How the military almost lost all funding for basic research

What the Bureau of the Budget actually proposed when it made these reductions was that the military services get out of basic research entirely. Indeed, the Bureau decreed that since the National Science Foundation was perfectly capable of undertaking all such work, the services would receive no funds for the same purpose.

 

The Navy, which had, in effect, a Congressional charter permitting it to perform whatever research it saw fit, was not in the least inclined to bow to the Bureau’s wishes. It decided to challenge the Bureau.

 

The inclination in the Air Force was to pretend to accept the inevitable. General Donald Yates, the Director of Research and Development, Headquarters USAF, told OSR that budgetary line items for research in chemistry, physics, and other sciences were simply not defensible.
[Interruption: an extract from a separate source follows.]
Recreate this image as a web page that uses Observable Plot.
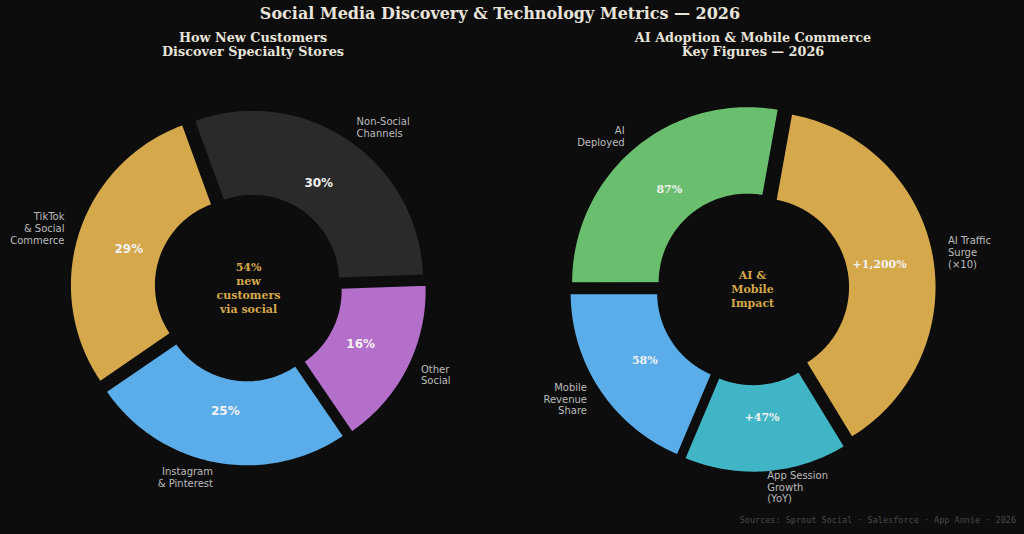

But Yates, while he was unwilling to argue the Air Force’s case with the Budget Bureau, was also unwilling to see the Air Force abandon basic research.

 

Hence, OSR’s fiscal year 1954 budget was moved under a line item for the B-58. And, for all the Budget Bureau knew, the $4.7 million it approved was for research connected with the development of this aircraft, clearly within the realm of applied research. But, in reality, this money was handed over to OSR to use, as originally planned, for basic research. Later in the year, as a result of a small “windfall,” ARDC was able to bring OSR’s budget up to $6 million.

 

In this way, by deftly juggling figures from one line of the ledger to another, OSR was able to remain afloat. Meanwhile, the Navy argued its case before the Budget Bureau and won, actually getting money clearly labelled for basic research.
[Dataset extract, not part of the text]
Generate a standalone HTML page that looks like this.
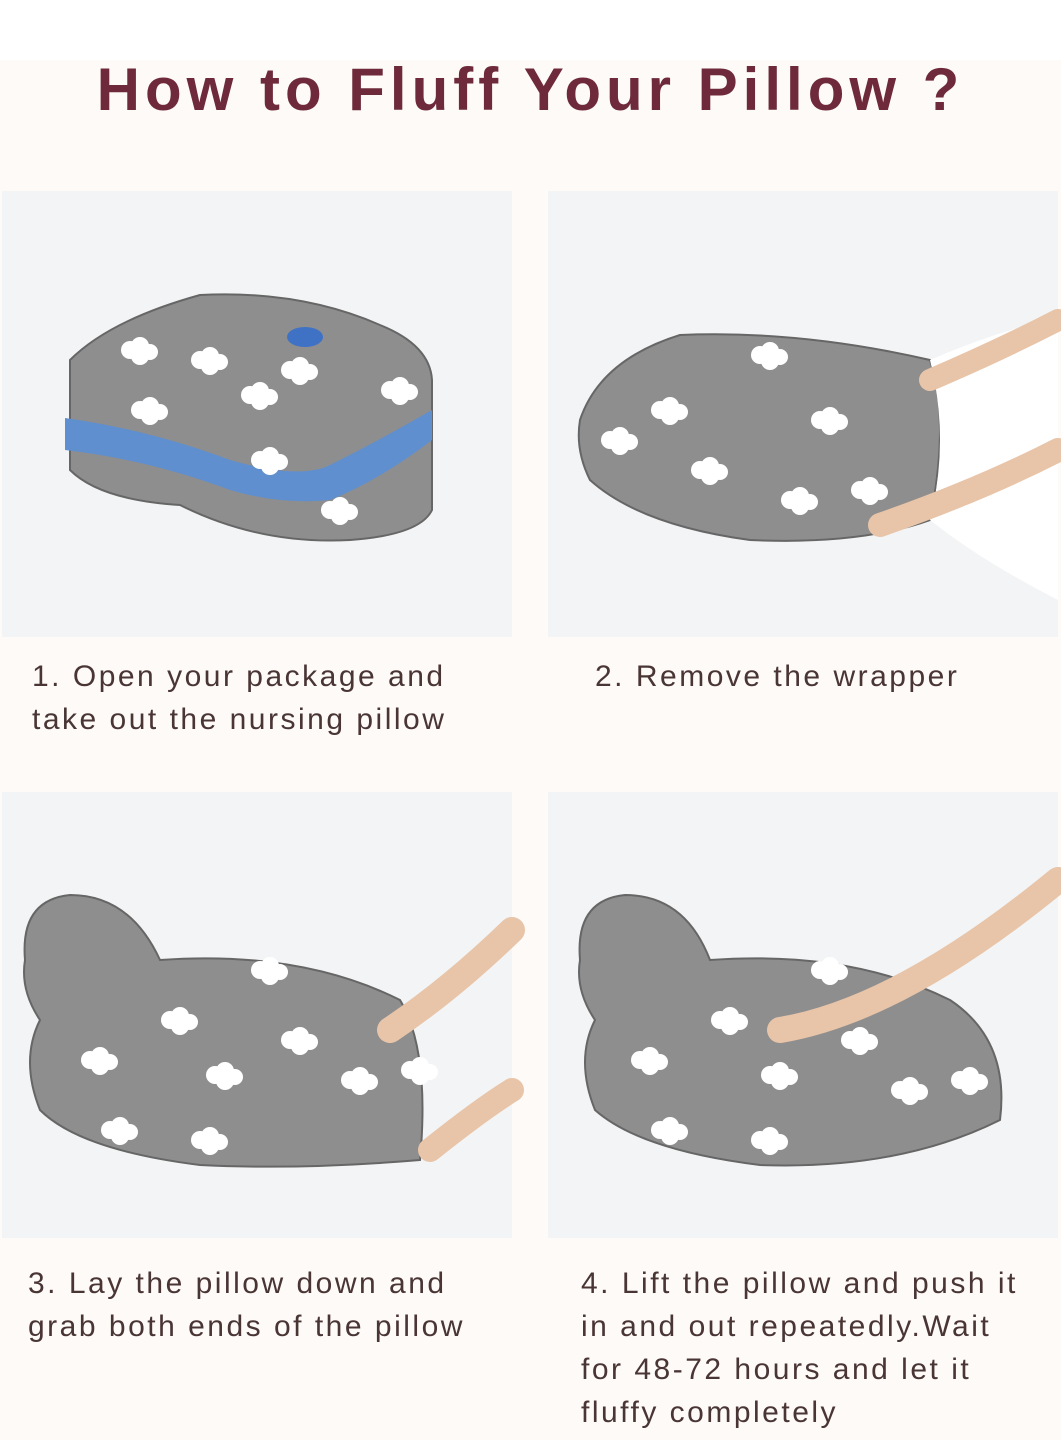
<!DOCTYPE html>
<html><head><meta charset="utf-8"><style>
body{margin:0;width:1061px;height:1440px;background:#fdfaf7;position:relative;overflow:hidden;font-family:"Liberation Sans",sans-serif}
.top{position:absolute;left:0;top:0;width:1061px;height:60px;background:#fff}
h1{position:absolute;left:0;width:1061px;top:55px;margin:0;text-align:center;font-size:60px;font-weight:bold;color:#6e2a3a;letter-spacing:5px}
.p{position:absolute;background:#f3f4f5}
.t{position:absolute;font-size:30px;line-height:43px;color:#4a3535;letter-spacing:2.5px;white-space:nowrap}
svg{position:absolute;left:0;top:0}
</style></head><body>
<div class="top"></div>
<h1>How to Fluff Your Pillow ?</h1>
<div class="p" style="left:2px;top:191px;width:510px;height:446px"></div>
<div class="p" style="left:548px;top:191px;width:510px;height:446px"></div>
<div class="p" style="left:2px;top:792px;width:510px;height:446px"></div>
<div class="p" style="left:548px;top:792px;width:510px;height:446px"></div>
<svg width="1061" height="1440">
<defs><g id="c"><circle cx="0" cy="0" r="9" fill="#fff"/><circle cx="10" cy="-4" r="9" fill="#fff"/><circle cx="20" cy="2" r="8" fill="#fff"/><circle cx="10" cy="6" r="9" fill="#fff"/></g></defs>
<path d="M70 360 Q110 320 200 295 Q300 290 380 325 Q430 345 432 380 L432 510 Q420 535 350 540 Q260 545 180 505 Q100 500 70 470 Z" fill="#8e8e8e" stroke="#666" stroke-width="2"/>
<path d="M65 418 Q150 430 230 460 Q300 480 330 465 Q380 440 432 410 L432 440 Q380 480 330 500 Q280 505 230 490 Q150 460 65 450 Z" fill="#5f8fcf"/>
<ellipse cx="305" cy="337" rx="18" ry="10" fill="#3f72c5"/>
<use href="#c" x="130" y="350"/><use href="#c" x="290" y="370"/><use href="#c" x="250" y="395"/><use href="#c" x="140" y="410"/><use href="#c" x="260" y="460"/><use href="#c" x="390" y="390"/><use href="#c" x="200" y="360"/><use href="#c" x="330" y="510"/>
<path d="M580 420 Q600 360 680 335 Q800 330 930 360 Q950 420 930 520 Q860 545 750 540 Q640 525 590 480 Q575 450 580 420 Z" fill="#8e8e8e" stroke="#666" stroke-width="2"/>
<path d="M930 360 Q1000 330 1058 318 L1058 600 Q980 560 930 520 Q950 440 930 360 Z" fill="#fff"/>
<use href="#c" x="660" y="410"/><use href="#c" x="760" y="355"/><use href="#c" x="820" y="420"/><use href="#c" x="700" y="470"/><use href="#c" x="860" y="490"/><use href="#c" x="610" y="440"/><use href="#c" x="790" y="500"/>
<path d="M930 380 Q1000 350 1058 320" stroke="#e8c4a8" stroke-width="22" fill="none" stroke-linecap="round"/>
<path d="M880 525 Q980 490 1058 450" stroke="#e8c4a8" stroke-width="24" fill="none" stroke-linecap="round"/>
<path d="M25 960 Q20 900 70 895 Q130 895 160 960 Q300 950 400 1000 Q430 1050 420 1160 Q300 1170 200 1165 Q80 1150 40 1110 Q20 1060 40 1020 Q20 990 25 960 Z" fill="#8e8e8e" stroke="#666" stroke-width="2"/>
<use href="#c" x="170" y="1020"/><use href="#c" x="90" y="1060"/><use href="#c" x="215" y="1075"/><use href="#c" x="290" y="1040"/><use href="#c" x="350" y="1080"/><use href="#c" x="200" y="1140"/><use href="#c" x="110" y="1130"/><use href="#c" x="410" y="1070"/><use href="#c" x="260" y="970"/>
<path d="M390 1030 Q450 990 512 930" stroke="#e8c4a8" stroke-width="26" fill="none" stroke-linecap="round"/>
<path d="M430 1150 Q480 1110 512 1090" stroke="#e8c4a8" stroke-width="24" fill="none" stroke-linecap="round"/>
<path d="M580 960 Q575 900 625 895 Q685 895 710 960 Q850 950 950 1000 Q1010 1040 1000 1120 Q900 1170 760 1165 Q640 1150 595 1110 Q575 1060 595 1020 Q575 990 580 960 Z" fill="#8e8e8e" stroke="#666" stroke-width="2"/>
<use href="#c" x="720" y="1020"/><use href="#c" x="640" y="1060"/><use href="#c" x="770" y="1075"/><use href="#c" x="850" y="1040"/><use href="#c" x="900" y="1090"/><use href="#c" x="760" y="1140"/><use href="#c" x="660" y="1130"/><use href="#c" x="960" y="1080"/><use href="#c" x="820" y="970"/>
<path d="M780 1030 Q900 1010 1058 880" stroke="#e8c4a8" stroke-width="26" fill="none" stroke-linecap="round"/>
</svg>
<div class="t" style="left:32px;top:655px">1. Open your package and<br>take out the nursing pillow</div>
<div class="t" style="left:595px;top:655px">2. Remove the wrapper</div>
<div class="t" style="left:28px;top:1262px">3. Lay the pillow down and<br>grab both ends of the pillow</div>
<div class="t" style="left:581px;top:1262px">4. Lift the pillow and push it<br>in and out repeatedly.Wait<br>for 48-72 hours and let it<br>fluffy completely</div>
</body></html>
That was from a 1966 paper, Science and the Air Force (HT: Will Thomas via twitter). Of course, OSR is the Air Force Office of Scientific Research.

This story fits pretty well with the service caricatures. The Navy is defiant (simply ignoring the Bureau of the Budget’s orders and being backed on it by Congress). The Air Force is deviant [update: devious, not deviant!] (pretending to follow orders but really doing something else). The last caricature not illuminated here is the Army being dumb. That one is more unfair than the other two I think.

Consider the Air Force’s actions in today’s environment. Had that been discovered, it would be a huge scandal. A veritable crisis between the legislative and executive branches for the power of the purse.

The difference arises due to a change in paradigm for Congressional oversight occurring between the 1950s and 1960s. It wasn’t until 1960s that funding allocations to specific programs were detailed for Congressional approval.

Before that, funding within an appropriation could flex to programs that needed it. Congress supported the Navy’s basic research, for instance, which could “perform whatever research it saw fit.” The Air Force was the first to lean into programming the budget, as as a result, faced a lot of early growing pains.